Des participants se sont interrogés sur l’utilisation faite de la part du budget national allouée à l’agriculture. D’autres ont questionné la maigre part du budget, consacrée à l’agriculture, en insistant sur la position que comptent adopter, sur cette question, la PAPDA et l’ANDAH, face au prochain parlement.
Un autre élément d’interrogation tournait autour de la stratégie de la PAPDA et de l’ANDAH pour accompagner les paysans et défendre les intérêts de ce secteur.
Pour Allen Henry, les réflexions en train d’être engagées visent à construire des alliances dans le secteur agricole. Ainsi, peut-on exiger l’augmentation du montant du budget accordé à l’agriculture.
D’importants moyens doivent donc être mis en œuvre pour changer les conditions de l’agriculture, car, en définitive, ce sont les conditions dans lesquelles l’agriculture s’est développée qui ont produit des pauvres, mais pas l’agriculture elle-même.
Cependant, pense Gilles Damais, il ne faut pas compter uniquement sur l’Etat.
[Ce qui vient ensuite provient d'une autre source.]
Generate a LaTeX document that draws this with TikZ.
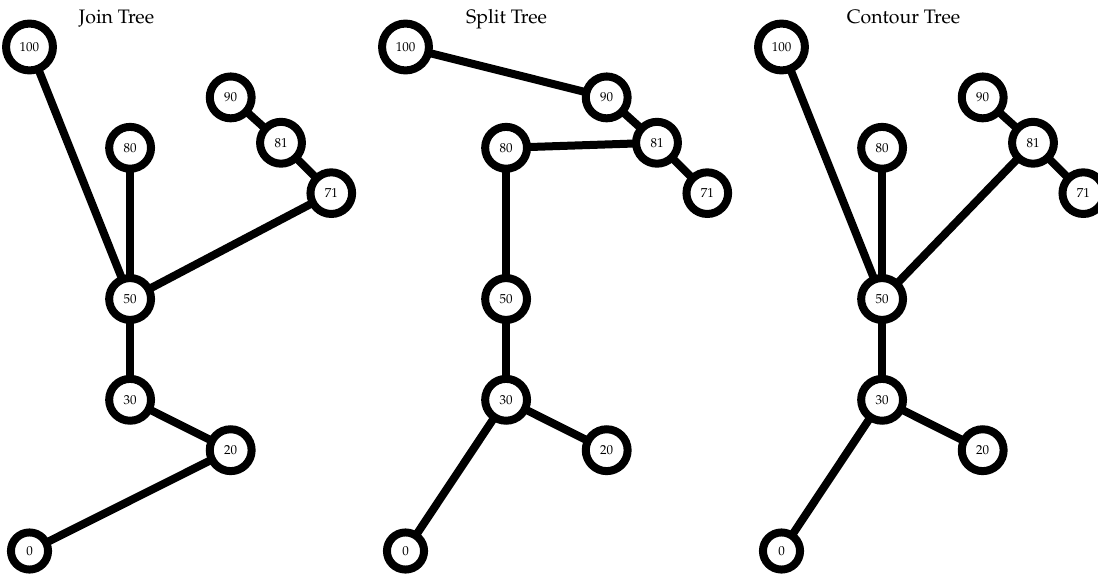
\documentclass[tikz,border=0pt]{standalone}
\usepackage[T1]{fontenc}
\usepackage{mathpazo}
\usetikzlibrary{backgrounds}
\tikzset{
  tn/.style={circle, draw=black, fill=white, line width=8pt, inner sep=9.2pt, font=\fontsize{13}{15}\selectfont},
  ed/.style={line width=8pt, draw=black},
  ttl/.style={anchor=base, font=\fontsize{19.5}{22}\selectfont}
}
\newcommand{\gx}[1]{29.5+50.3*#1}
\newcommand{\gy}[1]{551-5.04*#1}
\begin{document}
\begin{tikzpicture}[x=1pt,y=-1pt]
\useasboundingbox (0,0) rectangle (1098,577);
% titles
\node[ttl] (t1) at (116.5,23.3) {Join Tree};
\node[ttl] (t2) at (506.6,23.3) {Split Tree};
\node[ttl] (t3) at (903.5,23.3) {Contour Tree};
% ---------- Join tree
\begin{scope}[xshift=0pt]
\node[tn] (j100) at ({\gx{0}},{\gy{100}}) {100};
\node[tn] (j90) at ({\gx{4}},{\gy{90}}) {90};
\node[tn] (j81) at ({\gx{5}},{\gy{81}}) {81};
\node[tn] (j80) at ({\gx{2}},{\gy{80}}) {80};
\node[tn] (j71) at ({\gx{6}},{\gy{71}}) {71};
\node[tn] (j50) at ({\gx{2}},{\gy{50}}) {50};
\node[tn] (j30) at ({\gx{2}},{\gy{30}}) {30};
\node[tn] (j20) at ({\gx{4}},{\gy{20}}) {20};
\node[tn] (j0) at ({\gx{0}},{\gy{0}}) {0};
\end{scope}
% ---------- Split tree
\begin{scope}[xshift=376pt]
\node[tn] (s100) at ({\gx{0}},{\gy{100}}) {100};
\node[tn] (s90) at ({\gx{4}},{\gy{90}}) {90};
\node[tn] (s81) at ({\gx{5}},{\gy{81}}) {81};
\node[tn] (s80) at ({\gx{2}},{\gy{80}}) {80};
\node[tn] (s71) at ({\gx{6}},{\gy{71}}) {71};
\node[tn] (s50) at ({\gx{2}},{\gy{50}}) {50};
\node[tn] (s30) at ({\gx{2}},{\gy{30}}) {30};
\node[tn] (s20) at ({\gx{4}},{\gy{20}}) {20};
\node[tn] (s0) at ({\gx{0}},{\gy{0}}) {0};
\end{scope}
% ---------- Contour tree
\begin{scope}[xshift=752pt]
\node[tn] (c100) at ({\gx{0}},{\gy{100}}) {100};
\node[tn] (c90) at ({\gx{4}},{\gy{90}}) {90};
\node[tn] (c81) at ({\gx{5}},{\gy{81}}) {81};
\node[tn] (c80) at ({\gx{2}},{\gy{80}}) {80};
\node[tn] (c71) at ({\gx{6}},{\gy{71}}) {71};
\node[tn] (c50) at ({\gx{2}},{\gy{50}}) {50};
\node[tn] (c30) at ({\gx{2}},{\gy{30}}) {30};
\node[tn] (c20) at ({\gx{4}},{\gy{20}}) {20};
\node[tn] (c0) at ({\gx{0}},{\gy{0}}) {0};
\end{scope}
\begin{pgfonlayer}{background}
% join edges
\draw[ed] (j100.center) -- (j50.center);
\draw[ed] (j80.center) -- (j50.center);
\draw[ed] (j90.center) -- (j81.center);
\draw[ed] (j81.center) -- (j71.center);
\draw[ed] (j71.center) -- (j50.center);
\draw[ed] (j50.center) -- (j30.center);
\draw[ed] (j30.center) -- (j20.center);
\draw[ed] (j20.center) -- (j0.center);
% split edges
\draw[ed] (s100.center) -- (s90.center);
\draw[ed] (s90.center) -- (s81.center);
\draw[ed] (s81.center) -- (s71.center);
\draw[ed] (s81.center) -- (s80.center);
\draw[ed] (s80.center) -- (s50.center);
\draw[ed] (s50.center) -- (s30.center);
\draw[ed] (s30.center) -- (s20.center);
\draw[ed] (s30.center) -- (s0.center);
% contour edges
\draw[ed] (c100.center) -- (c50.center);
\draw[ed] (c80.center) -- (c50.center);
\draw[ed] (c90.center) -- (c81.center);
\draw[ed] (c81.center) -- (c71.center);
\draw[ed] (c81.center) -- (c50.center);
\draw[ed] (c50.center) -- (c30.center);
\draw[ed] (c30.center) -- (c20.center);
\draw[ed] (c30.center) -- (c0.center);
\end{pgfonlayer}
\end{tikzpicture}
\end{document}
L’Etat haïtien est pauvre, a-t-il fait remarquer, et le contexte est tissé de rapports de force défavorables aux paysans.
Pour Gilles Damais, il faut envisager un ensemble d’actions qui ne se fondent pas uniquement sur de grands investissements de l’Etat.
Pour sa part, Alix Innocent a invité les organisations paysannes à définir d’abord le type de développement voulu, avant de mener des actions auprès du Parlement.
D’autre part, il a convié la société civile haïtienne à s’engager dans la lutte pour l’arrêt du projet de la zone franche dans la plaine de Maribahoux.
Les usines établies à Maribahoux nuisent à l’agriculture et ne sont pas liées au reste de l’activité économique du pays, a enchaîné Camille Chalmers.
A propos du budget national, Chalmers a rappelé qu’il traduit les priorités de l’Etat. Or, a-t-il souligné, 10% du budget national assure le paiement de la dette externe.